By Bill Schackner at Pittsburgh Post-Gazette
California University of Pennsylvania said Friday it will review its email usage policy in light of an assertion by a foundation that the rules conflict with the First Amendment.
The Foundation for Individual Rights in Education, which defends individual rights on college campuses, said in a statement issued Thursday that the policy’s “extraordinarily broad” language potentially subjects employees and students to discipline — including dismissal from the university — for any message an individual might consider inappropriate.
The organization, based in Philadelphia, dubbed Cal U’s policy as its “Speech Code” of the month. The foundation said it defines “Speech Code” as any campus regulation or policy forbidding “expression that would be protected by the First Amendment in society at large.”
The Cal U policy spells out a variety of unacceptable electronic messages, including those considered pornographic and obscene. It also includes as unacceptable “material that a reasonable individual may find personally offensive or inappropriate.”

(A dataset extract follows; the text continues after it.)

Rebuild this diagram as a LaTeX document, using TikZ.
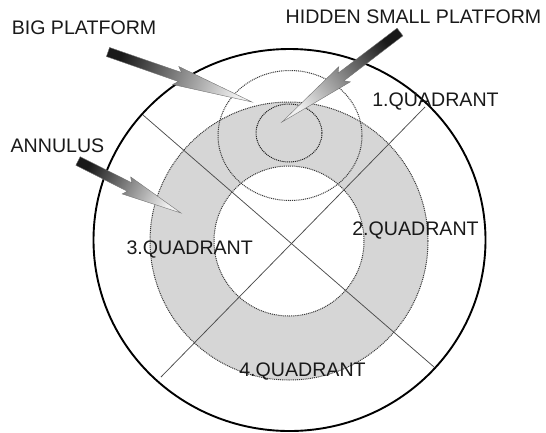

The foundation said: “This extraordinarily broad policy leaves faculty and students at risk of punishment — up to and including ‘dismissal from the University’ — for sending virtually any message the content of which offends another person.”
Christine Kindl, a Cal U spokeswoman, said Friday, “We certainly have no intention of interfering with anyone’s free speech rights. Our legal counsel is now reviewing the policy.”
Cal U is one of 14 universities in the State System of Higher Education. Kenn Marshall, a system spokesman, did not know how many member campuses have email policies but was not aware of any First Amendment issues arising from those that do.
Samantha Harris, the foundation’s director of policy research, said her organization is pleased to learn that Cal U is looking anew at its policy and is ready to work with the school if it decides to make changes.
The foundation said courts in the U.S. Court of Appeals for the Third Circuit, which includes Pennsylvania, have held that speech codes on public university campuses violate the First Amendment.